Jihad, a heavily loaded word in the post-9/11 discourse, has in fact many layers, in theological and historical terms. This chapter investigates how the anti-Soviet resistance to the invasion and occupation of Afghanistan in the 1980s turned this Central Asian country into a receptacle of religiously oriented ideologues and militants from all over the world. The social and political transformations of the 1960s and 70s, the conflation of local self-determination, radicalization of refugees, absorption of foreign militants, the charisma of a Palestinian Muslim Brother, and the wealth of a well-connected Saudi man all come together in shaping the Afghan jihad as a symbolic and imagined site of resistance to outside forces for the global umma.
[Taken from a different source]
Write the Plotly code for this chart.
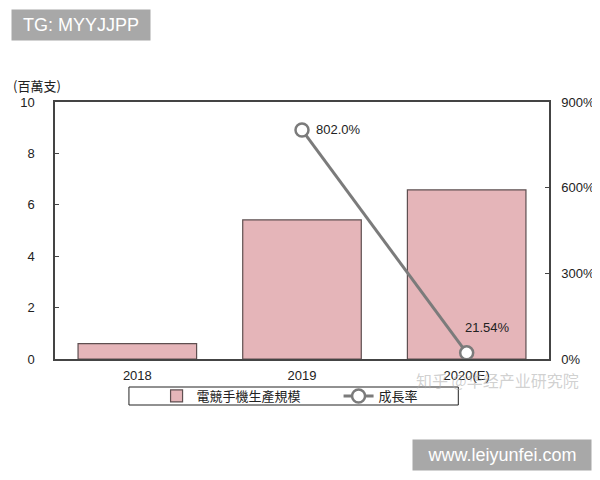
import plotly.graph_objects as go

years = ["2018", "2019", "2020(E)"]
output = [0.6, 5.41, 6.58]          # 百萬支
growth = [None, 802.0, 21.54]       # %
growth_labels = ["", "802.0%", "21.54%"]

bar_name = "電競手機生產規模"
line_name = "成長率"

cjk = "Noto Sans CJK TC"
latin = "Liberation Sans, Arial, sans-serif"

fig = go.Figure()

fig.add_trace(go.Bar(
    x=years, y=output, name=bar_name,
    marker=dict(color="#e5b5b9", line=dict(color="#5e4f50", width=1.2)),
    width=0.72,
))

fig.add_trace(go.Scatter(
    x=years, y=growth, name=line_name, yaxis="y2",
    mode="lines+markers",
    line=dict(color="#7b7b7b", width=3),
    marker=dict(size=13, color="white", line=dict(color="#7b7b7b", width=2.5)),
    cliponaxis=False,
))

# data labels next to the growth points (category index, since "2019" would be read as an index)
label_shift = [None, (12, 0, "left"), (21, 25, "center")]
for i, (g, lab, sh) in enumerate(zip(growth, growth_labels, label_shift)):
    if g is None:
        continue
    fig.add_annotation(
        x=i, y=g, xref="x", yref="y2", text=lab, showarrow=False,
        xanchor=sh[2], yanchor="middle", xshift=sh[0], yshift=sh[1],
        font=dict(family=latin, size=13, color="#222222"),
    )

# page shows the figure with an 8px body margin, so margins are shifted by 8
fig.update_layout(
    width=600, height=480,
    margin=dict(l=38, r=59, t=94, b=129),
    paper_bgcolor="white", plot_bgcolor="white",
    font=dict(family=latin, size=13, color="#222222"),
    xaxis=dict(
        type="category", range=[-0.5, len(years) - 0.5],
        showline=True, linecolor="#444444", linewidth=1.5, mirror=True,
        ticks="", tickfont=dict(family=latin, size=13),
        ticklabelstandoff=4,
    ),
    yaxis=dict(
        range=[0, 10], dtick=2, showgrid=False,
        showline=True, linecolor="#444444", linewidth=1.5,
        ticks="inside", ticklen=4, tickcolor="#444444",
        zeroline=False, tickfont=dict(family=latin, size=13),
        ticklabelstandoff=16,
    ),
    yaxis2=dict(
        range=[0, 900], dtick=300, ticksuffix="%", overlaying="y", side="right",
        showgrid=False, showline=True, linecolor="#444444", linewidth=1.5,
        ticks="inside", ticklen=4, tickcolor="#444444",
        zeroline=False, tickfont=dict(family=latin, size=13),
        ticklabelstandoff=8,
    ),
    legend=dict(
        orientation="h", x=0.2056, xanchor="left", y=-0.144, yanchor="middle",
        borderwidth=0, bgcolor="rgba(0,0,0,0)",
        font=dict(family=cjk, size=13), traceorder="normal",
        entrywidth=137,
    ),
    showlegend=True,
)

# legend frame
fig.add_shape(
    type="rect", xref="paper", yref="paper",
    x0=0.1497, x1=0.8164, y0=-0.179, y1=-0.109,
    line=dict(color="#222222", width=1), fillcolor="rgba(0,0,0,0)", layer="below",
)

# unit label above the left axis
fig.add_annotation(
    text="(百萬支)", xref="paper", yref="paper", x=-0.036, y=1.066,
    xanchor="center", yanchor="middle", showarrow=False,
    font=dict(family=cjk, size=13, color="#222222"),
)

# faint watermark
fig.add_annotation(
    text="知乎 @华经产业研究院", xref="paper", yref="paper", x=0.896, y=-0.082,
    xanchor="center", yanchor="middle", showarrow=False,
    font=dict(family=cjk, size=16, color="rgba(170,170,170,0.55)"),
)

# grey label boxes
fig.add_annotation(
    text="TG: MYYJJPP", xref="paper", yref="paper",
    x=0.052, y=1.300, xanchor="center", yanchor="middle", showarrow=False,
    bgcolor="#a8a8a8", font=dict(family=latin, size=18, color="white"),
    width=134, height=26, align="center", borderpad=2,
)
fig.add_annotation(
    text="www.leiyunfei.com", xref="paper", yref="paper",
    x=0.904, y=-0.3735, xanchor="center", yanchor="middle", showarrow=False,
    bgcolor="#a8a8a8", font=dict(family=latin, size=18, color="white"),
    width=174, height=26, align="center", borderpad=2,
)

fig.write_html("out.html")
If in the 1980s jihad had carried a positive connotation of liberation, in the aftermath to the 9/11 attacks labeling a movement as “jihadist” has become a convenient way for governments to tackle unrest in Muslim areas, even where struggles had been taking place for decades without much connection to Islamist aspirations, as seen in the cases of Southern Philippines, Indonesia, Southern Thailand, Kashmir, and Western China.